__EXERCISE__
Scan the entries below for the word "this". Copy each line that has it.

__SUPPLIED ENTRIES__
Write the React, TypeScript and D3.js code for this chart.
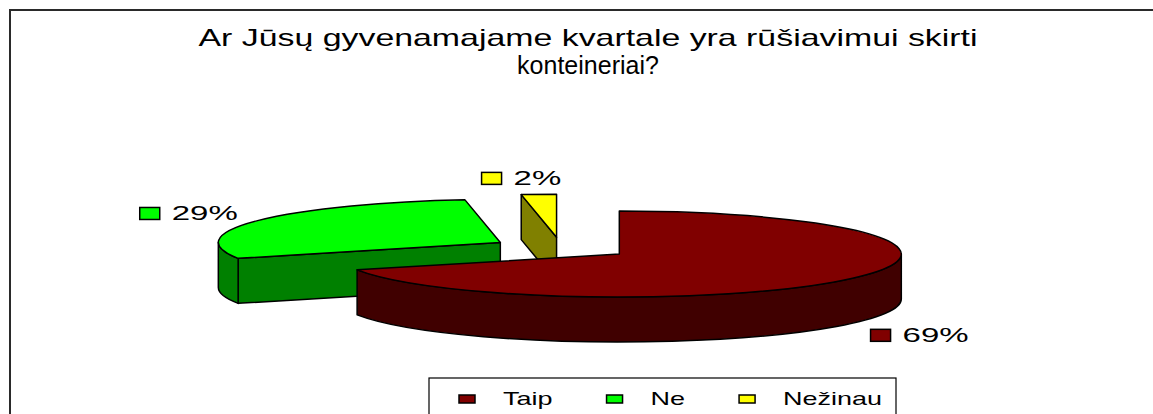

--

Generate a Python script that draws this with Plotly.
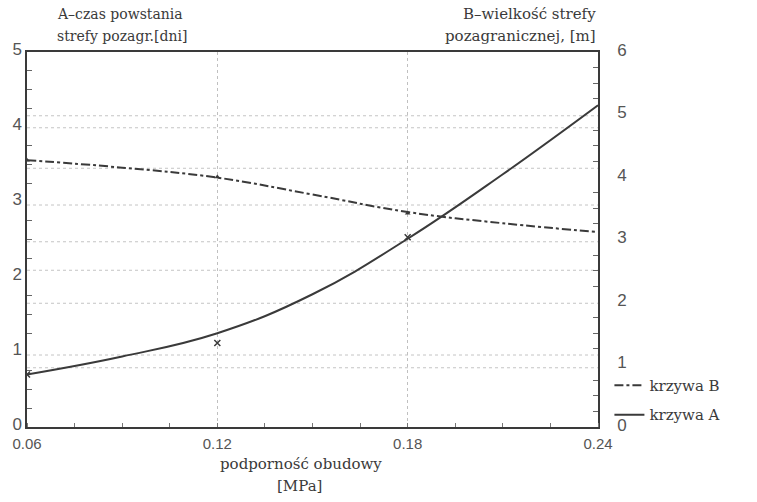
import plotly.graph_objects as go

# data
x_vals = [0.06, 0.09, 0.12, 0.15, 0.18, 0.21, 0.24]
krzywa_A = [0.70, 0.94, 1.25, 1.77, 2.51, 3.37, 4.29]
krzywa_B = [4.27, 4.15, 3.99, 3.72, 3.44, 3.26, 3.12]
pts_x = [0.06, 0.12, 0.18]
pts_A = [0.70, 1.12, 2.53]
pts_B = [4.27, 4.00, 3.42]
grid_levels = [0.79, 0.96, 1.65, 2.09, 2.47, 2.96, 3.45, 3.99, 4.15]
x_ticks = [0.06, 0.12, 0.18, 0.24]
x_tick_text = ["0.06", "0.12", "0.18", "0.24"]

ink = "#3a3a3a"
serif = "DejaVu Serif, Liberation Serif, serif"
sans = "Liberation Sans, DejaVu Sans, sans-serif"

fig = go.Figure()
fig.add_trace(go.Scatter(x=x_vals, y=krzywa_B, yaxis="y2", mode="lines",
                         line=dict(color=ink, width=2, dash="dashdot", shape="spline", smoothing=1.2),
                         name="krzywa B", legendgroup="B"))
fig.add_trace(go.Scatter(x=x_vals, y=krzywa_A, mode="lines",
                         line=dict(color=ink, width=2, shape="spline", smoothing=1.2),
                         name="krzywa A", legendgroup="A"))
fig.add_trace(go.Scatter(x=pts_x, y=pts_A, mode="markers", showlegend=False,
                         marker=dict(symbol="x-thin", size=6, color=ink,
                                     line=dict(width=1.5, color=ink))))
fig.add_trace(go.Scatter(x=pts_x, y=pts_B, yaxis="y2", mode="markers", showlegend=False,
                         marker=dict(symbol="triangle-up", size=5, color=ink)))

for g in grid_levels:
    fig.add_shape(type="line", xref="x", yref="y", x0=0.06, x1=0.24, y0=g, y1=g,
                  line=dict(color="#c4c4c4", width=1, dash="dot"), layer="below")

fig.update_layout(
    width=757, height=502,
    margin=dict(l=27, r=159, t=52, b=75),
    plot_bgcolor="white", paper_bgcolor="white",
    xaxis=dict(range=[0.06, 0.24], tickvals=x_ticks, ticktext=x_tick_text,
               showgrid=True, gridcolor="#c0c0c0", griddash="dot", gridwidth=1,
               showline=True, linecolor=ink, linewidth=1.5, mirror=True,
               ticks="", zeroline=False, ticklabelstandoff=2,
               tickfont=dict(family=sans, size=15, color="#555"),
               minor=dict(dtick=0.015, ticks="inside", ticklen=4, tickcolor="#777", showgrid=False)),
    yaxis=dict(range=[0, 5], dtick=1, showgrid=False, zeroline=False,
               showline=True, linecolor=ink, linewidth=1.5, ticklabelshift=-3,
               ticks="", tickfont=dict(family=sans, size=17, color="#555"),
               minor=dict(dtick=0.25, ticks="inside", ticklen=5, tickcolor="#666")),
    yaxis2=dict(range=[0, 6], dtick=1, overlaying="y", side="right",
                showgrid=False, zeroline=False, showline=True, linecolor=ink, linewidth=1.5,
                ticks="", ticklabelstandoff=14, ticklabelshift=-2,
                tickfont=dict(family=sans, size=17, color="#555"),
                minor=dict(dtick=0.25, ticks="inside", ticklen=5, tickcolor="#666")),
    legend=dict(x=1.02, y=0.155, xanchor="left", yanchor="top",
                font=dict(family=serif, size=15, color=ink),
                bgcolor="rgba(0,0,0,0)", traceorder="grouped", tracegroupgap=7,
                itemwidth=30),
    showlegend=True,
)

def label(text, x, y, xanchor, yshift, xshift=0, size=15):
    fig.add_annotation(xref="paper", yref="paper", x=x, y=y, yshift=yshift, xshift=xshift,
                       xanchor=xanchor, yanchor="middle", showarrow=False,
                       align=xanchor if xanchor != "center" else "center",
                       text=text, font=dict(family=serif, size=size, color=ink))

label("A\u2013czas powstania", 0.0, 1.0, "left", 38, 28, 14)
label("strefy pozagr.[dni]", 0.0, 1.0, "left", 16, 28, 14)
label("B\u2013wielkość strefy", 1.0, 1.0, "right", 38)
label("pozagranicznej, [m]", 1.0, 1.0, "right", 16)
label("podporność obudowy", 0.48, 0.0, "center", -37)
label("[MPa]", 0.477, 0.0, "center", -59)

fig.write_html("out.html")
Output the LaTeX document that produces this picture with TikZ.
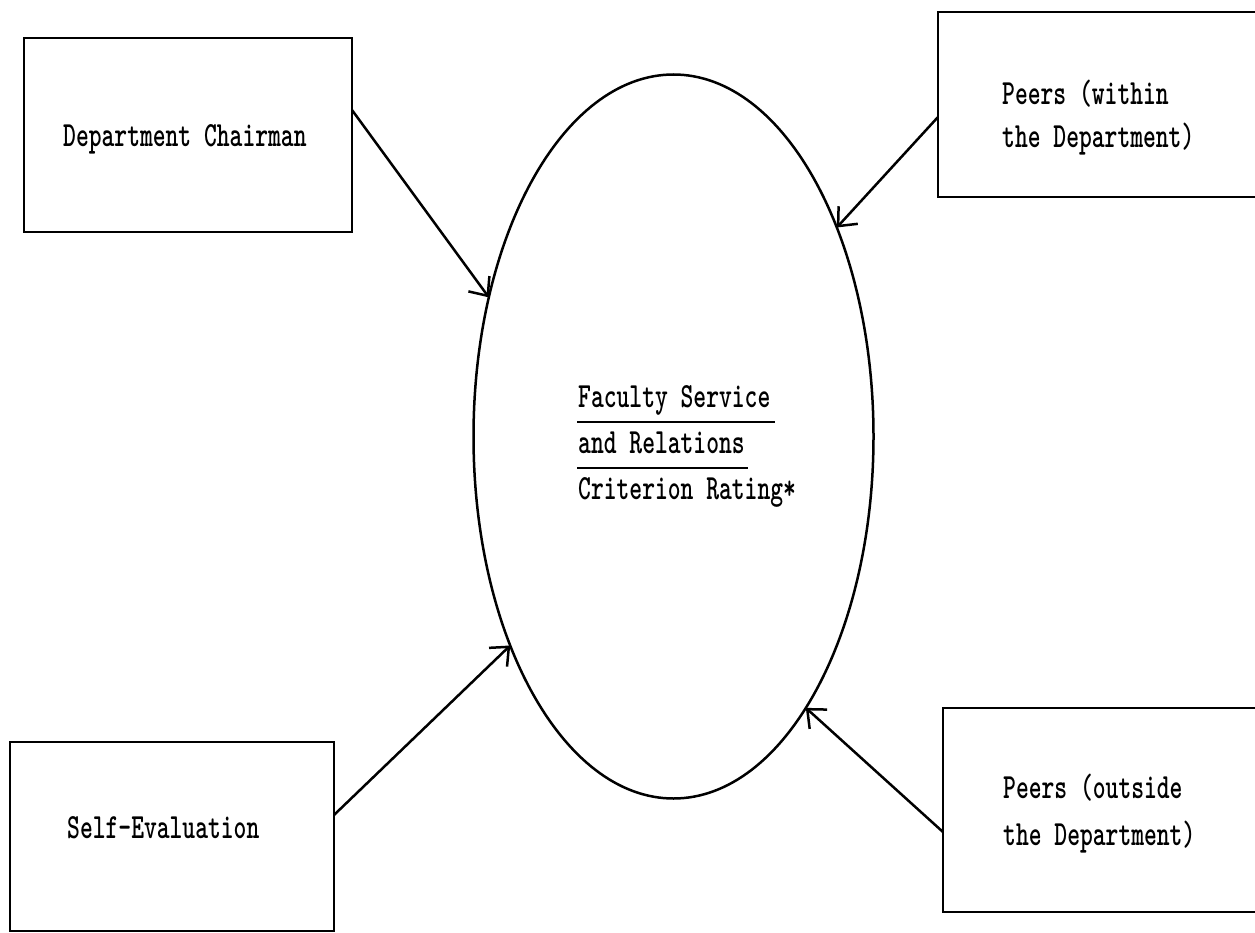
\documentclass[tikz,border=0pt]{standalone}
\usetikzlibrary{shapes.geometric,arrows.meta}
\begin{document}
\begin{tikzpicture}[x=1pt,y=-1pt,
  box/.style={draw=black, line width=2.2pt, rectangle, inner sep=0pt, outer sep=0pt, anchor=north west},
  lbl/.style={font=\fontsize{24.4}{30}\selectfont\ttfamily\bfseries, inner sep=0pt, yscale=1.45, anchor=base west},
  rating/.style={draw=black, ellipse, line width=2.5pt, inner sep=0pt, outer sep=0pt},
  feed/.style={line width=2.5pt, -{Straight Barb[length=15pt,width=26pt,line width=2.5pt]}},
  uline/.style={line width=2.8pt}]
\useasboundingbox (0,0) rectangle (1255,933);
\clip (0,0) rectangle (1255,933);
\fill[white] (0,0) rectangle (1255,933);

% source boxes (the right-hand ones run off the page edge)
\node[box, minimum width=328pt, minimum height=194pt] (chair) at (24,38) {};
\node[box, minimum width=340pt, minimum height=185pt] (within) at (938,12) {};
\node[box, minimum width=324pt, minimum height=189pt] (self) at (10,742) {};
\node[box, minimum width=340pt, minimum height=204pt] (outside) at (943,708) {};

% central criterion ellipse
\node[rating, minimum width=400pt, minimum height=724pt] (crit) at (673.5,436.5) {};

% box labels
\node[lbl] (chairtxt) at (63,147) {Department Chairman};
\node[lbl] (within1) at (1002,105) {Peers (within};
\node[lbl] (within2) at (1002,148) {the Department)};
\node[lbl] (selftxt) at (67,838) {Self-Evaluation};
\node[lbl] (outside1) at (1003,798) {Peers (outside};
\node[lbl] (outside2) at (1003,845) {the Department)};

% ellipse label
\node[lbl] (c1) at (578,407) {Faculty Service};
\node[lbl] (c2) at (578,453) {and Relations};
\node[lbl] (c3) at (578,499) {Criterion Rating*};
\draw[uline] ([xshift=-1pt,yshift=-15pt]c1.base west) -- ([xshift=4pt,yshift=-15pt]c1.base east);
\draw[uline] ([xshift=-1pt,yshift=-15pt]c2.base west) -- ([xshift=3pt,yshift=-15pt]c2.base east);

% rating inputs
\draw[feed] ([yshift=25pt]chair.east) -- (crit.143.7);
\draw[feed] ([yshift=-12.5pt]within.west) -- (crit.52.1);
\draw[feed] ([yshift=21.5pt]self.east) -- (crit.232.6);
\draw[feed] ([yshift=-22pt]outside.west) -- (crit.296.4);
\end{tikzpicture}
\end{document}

__TASK ANSWER__
Write the React, TypeScript and D3.js code for this chart.
Generate a Python script that draws this with Plotly.
Output the LaTeX document that produces this picture with TikZ.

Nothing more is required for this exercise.